¡¡ MALDITA PITONISA !!
Solo con ver la entrada de la gruta, ya podías preveer lo que te estaba esperando en sus profundidades. Nada más entrar por su enorme boca, una bajada a oscuras y a toda velocidad, te llevaba a la sala de torturas, donde después de repeinarte un poquito debido a la turbulencia que acaba de pasar, te estaba esperaba una gran olla en plena ebullición repleta de gente gritando, custodiada por unos guerreros negros con taparrabos y hueso incluido. Justo después, en un ambiente selvático donde diversos animales monstruosos aparecían y desaparecían en un abrir y cerrar de ojos, llegabas a un pequeño riachuelo amenizado con una música estridente, que te preparaba para la sacudida que daba al iniciar el ascenso al nivel superior. En sus alturas, a oscuras y a paso de tortuga, inmensas telarañas hacían de las suyas en tu cabeza consiguiendo relajare para la salida. Pero lo que no sabia nadie, era lo que nos esperaba. Claro , tu ya estás relajado, has visto que el trayecto de la gruta no te ha asustado mucho y ya estás pensado donde te vas a montar después. De repente, miras al frente y no ves nada, ¡¡Ostia!!, ipsofacto, en pocos segundos, caes al vacío por una impresionante bajada con parada brusca, te hace convertirte en otra persona. Despeinado, con los pelos de punta, gafas torcidas, blanco como la leche, piernas temblorosas, afónico y desorientado, sales de la vagoneta de la Autugruta de las atracciones Apolo.
Tuve la suerte de ser compañero y amigo de Carlos Puga, con el que experimenté todas esas sensaciones. Su padre regentaba en esos años lo que era el Apolo, tanto sus atracciones como el teatro. Vivíamos muy cerca, nos pasábamos muchas tardes en las atracciones.
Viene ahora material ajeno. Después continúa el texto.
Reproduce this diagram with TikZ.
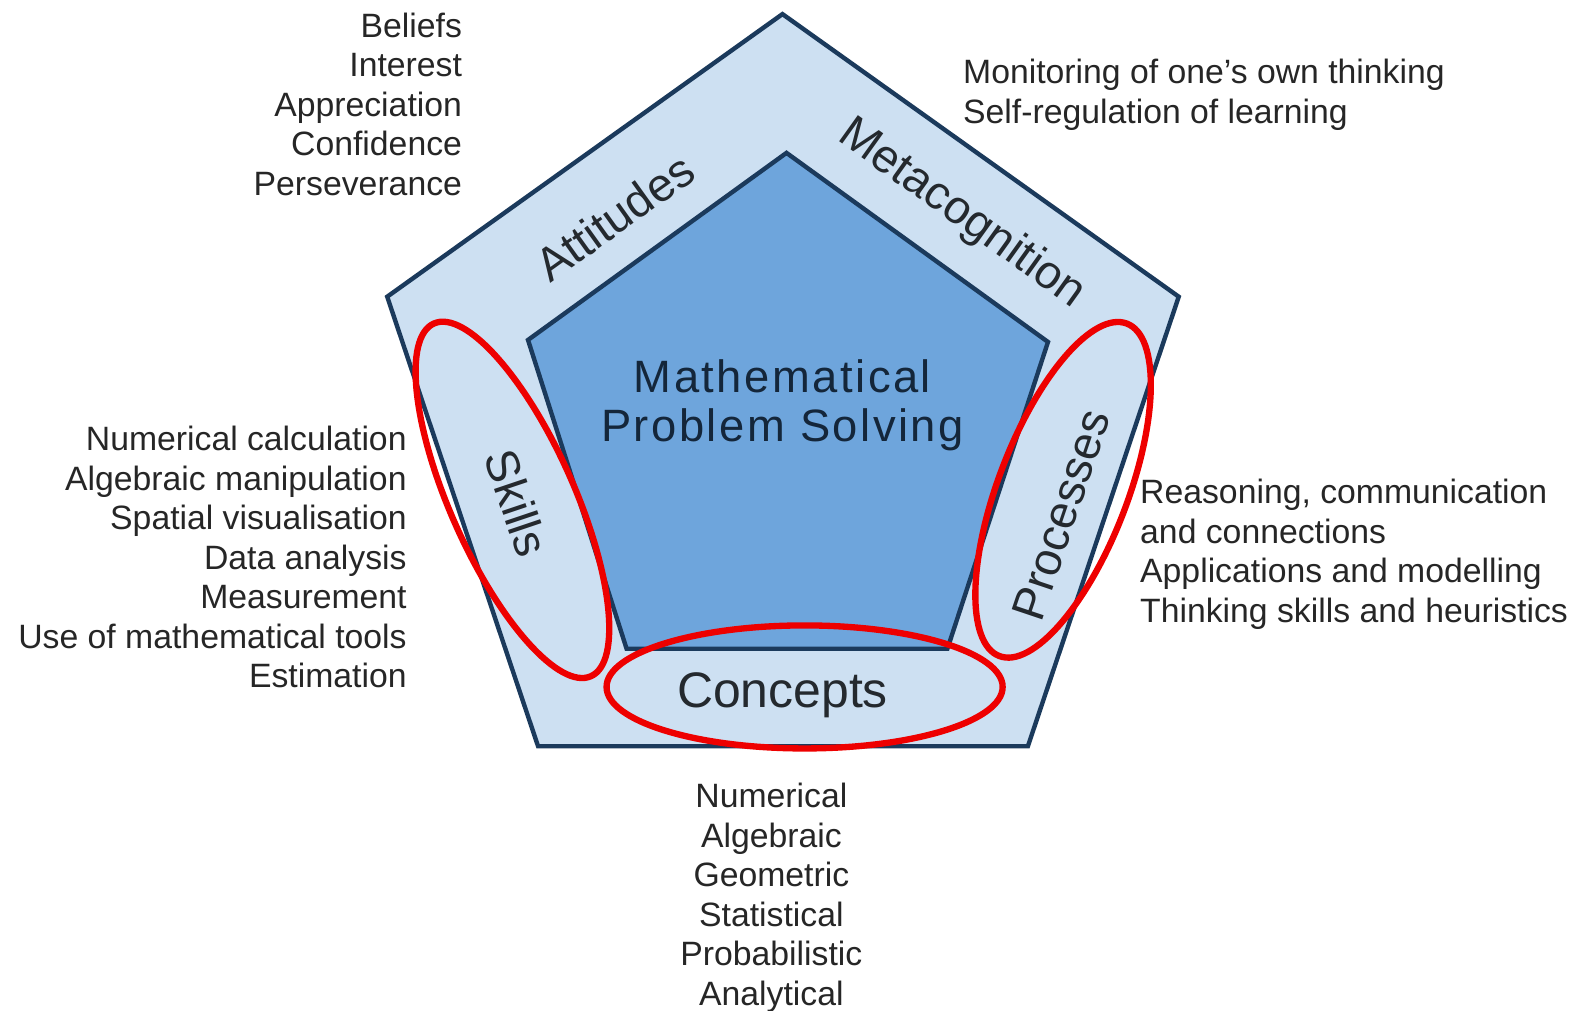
\documentclass[tikz,border=0pt]{standalone}
\usepackage{fontspec}
\setmainfont{Liberation Sans}
\newfontfamily\spacedfont[LetterSpace=5.5]{Liberation Sans}
\definecolor{outline}{HTML}{1B3A5C}
\definecolor{lightfill}{HTML}{CDE0F2}
\definecolor{darkfill}{HTML}{6EA5DC}
\definecolor{txt}{HTML}{262626}
\definecolor{title}{HTML}{14263A}
\definecolor{ring}{HTML}{EE0000}
\tikzset{
  listtext/.style={inner sep=0pt, text=txt, font=\fontsize{9.6}{11.24}\selectfont},
  sidelabel/.style={inner sep=0pt, text=txt!85!outline, font=\fontsize{13.3}{15}\selectfont},
  pentline/.style={draw=outline, line width=1.25pt, line join=miter},
  ringline/.style={draw=ring, line width=1.8pt},
}
\begin{document}
\begin{tikzpicture}[x=0.010057cm, y=-0.010057cm]
\useasboundingbox (0,0) rectangle (1568,1005);
% outer pentagon vertices
\coordinate (OT) at (778,14);
\coordinate (OR) at (1172,295);
\coordinate (OBR) at (1022,742);
\coordinate (OBL) at (535,742);
\coordinate (OL) at (385,295);
% inner pentagon vertices
\coordinate (IT) at (782,152);
\coordinate (IR) at (1042,340);
\coordinate (IBR) at (942,645);
\coordinate (IBL) at (623,645);
\coordinate (IL) at (525,338);
\path[pentline, fill=lightfill] (OT) -- (OR) -- (OBR) -- (OBL) -- (OL) -- cycle;
\path[pentline, fill=darkfill] (IT) -- (IR) -- (IBR) -- (IBL) -- (IL) -- cycle;

% title
\node[inner sep=0pt, text=title, align=center,
      font=\spacedfont\fontsize{12.9}{13.7}\selectfont] (mps) at (778,403)
  {Mathematical\\Problem Solving};

% side labels
\node[sidelabel, rotate=35.6] (att) at (611,216) {Attitudes};
\node[sidelabel, rotate=-35.6] (meta) at (956,213) {Metacognition};
\node[sidelabel, rotate=-71.4] (skl) at (514,500) {Skills};
\node[sidelabel, rotate=71.4] (proc) at (1055,512) {Processes};
\node[inner sep=0pt, text=txt!85!outline, font=\fontsize{14.2}{16}\selectfont] (conc) at (778,691) {Concepts};

% red rings
\draw[ringline, rotate around={-66:(509.5,497)}] (509.5,497) ellipse [x radius=1.93cm, y radius=0.62cm];
\draw[ringline, rotate around={69:(1057,487)}] (1057,487) ellipse [x radius=1.78cm, y radius=0.645cm];
\draw[ringline] (800,683) ellipse [x radius=1.98cm, y radius=0.615cm];

% lists
\node[listtext, anchor=north east, align=right] (attl) at (460,12)
  {Beliefs\\Interest\\Appreciation\\Confidence\\Perseverance};
\node[listtext, anchor=north west, align=left] (metal) at (957,58)
  {Monitoring of one\char"0027 s own thinking\\Self-regulation of learning};
\node[listtext, anchor=north east, align=right] (skll) at (405,423)
  {Numerical calculation\\Algebraic manipulation\\Spatial visualisation\\Data analysis\\Measurement\\Use of mathematical tools\\Estimation\hspace{5\pgflinewidth}};
\node[listtext, anchor=north west, align=left] (procl) at (1133,476)
  {Reasoning, communication\\and connections\\Applications and modelling\\Thinking skills and heuristics};
\node[listtext, anchor=north, align=center] (concl) at (767,778)
  {Numerical\\Algebraic\\Geometric\\Statistical\\Probabilistic\\Analytical};
\end{tikzpicture}
\end{document}
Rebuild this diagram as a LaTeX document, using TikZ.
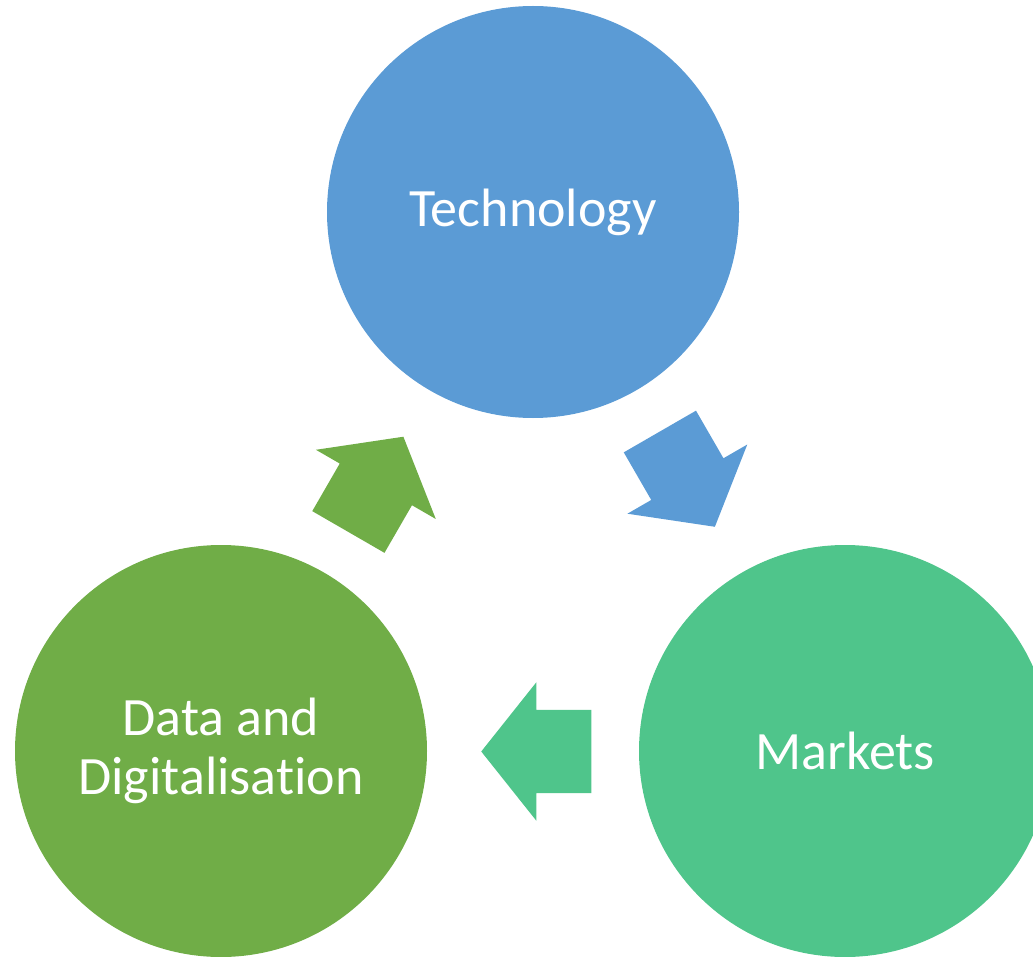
\documentclass[tikz,border=0pt]{standalone}
\usepackage{fontspec}
\setmainfont{Carlito}[RawFeature={-liga}]
\usepackage{tikz}
\usetikzlibrary{shapes,arrows,shapes.arrows,positioning}
\definecolor{techblue}{HTML}{5B9BD5}
\definecolor{datagreen}{HTML}{70AD47}
\definecolor{mktgreen}{HTML}{4FC58B}
\tikzstyle{bubble} = [circle, minimum size=412pt, inner sep=0pt, text=white, align=center, font=\fontsize{54}{59}\selectfont]
\tikzstyle{bigarrow} = [single arrow, minimum height=110pt, inner xsep=0pt, inner ysep=41.5pt, single arrow head extend=27.5pt, single arrow tip angle=103, anchor=tip]

\begin{document}
\begin{tikzpicture}[x=1pt, y=-1pt]
	\useasboundingbox (0,0) rectangle (1033,957);
	\node[bubble, fill=techblue] (tech) at (533,212) {Technology};
	\node[bubble, fill=mktgreen] (mkt) at (845,751) {Markets};
	\node[bubble, fill=datagreen] (data) at (221,751) {Data and\\Digitalisation};
	
	%arrows
	\node[bigarrow, fill=techblue, rotate=-60] (techtomkt) at (715,527) {};
	\node[bigarrow, fill=mktgreen, rotate=180] (mkttodata) at (481,751.5) {};
	\node[bigarrow, fill=datagreen, rotate=60] (datatotech) at (403.5,436.5) {};
	
\end{tikzpicture}
\end{document}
Justo al lado de la Autogruta y en lo que era anteriormente los autos de choque, del que se mantenían todavía las planchas de acero, estaban las máquinas electrónicas de aquella época. El tiro al pichón era el juego más moderno que podías encontrar. Un rifle sujetado por una manguera metálica, te convertía en un cazador, tenías que disparar a 10 dibujos que se iban iluminando sucesivamente imitando el vuelo del pichón.
Las máquinas que más me impresionaban, era los autómatas. Había una en particular que daba mucho "cangueli". En una caja grande y alta de madera, detrás de un cristal y a oscuras había una pitonisa inmóvil. En el momento que introducías una peseta, se iluminaba el habitáculo y por arte de magia cobraba vida. La mirada fija de la señora con su vaivén de cabeza y el movimiento de sus manos, hacía que en pocos segundos te pronosticara tu futuro mediante una tarjeta que expulsaba la máquina.
Más adelante y en los rincones más pobres del local, estaba La Casa de La Risa, lo que ahora se denominaría La Casa del Terror. Aquella atracción estaba en las últimas, muy mal conservada.Era un circuito que recorrías diferentes salas a oscuras y finalizaba en lo que quería ser un pequeño jardín al que accedías pasando por unas pasarelas llenas de agua putrefacta.
Carlos y yo hacíamos el mismo trayecto para ir al cole, pero cada uno de formas diferente. La línea 57 y 64 de autobús era mi medio de transporte habitual, en cambio Carlos, debido al buen nivel económico de su familia, tenía un mayordomo que le acompañaba cada día en coche, eso sí, siempre cuando que me veían en la parada del bus, me recogían y me llevaban con ellos.
A la finalización del ciclo, cada uno cogió diferentes caminos por lo que la amistad se fue enfriando. Después de muchos años, una fotografía de Carlos en el Periódico, informaba de su fallecimiento por accidente, con escasos veintitantos años. Cada día paso por delante de lo que eran las atracciones, ahora, convertidas en salón de juegos y máquinas tragaperras.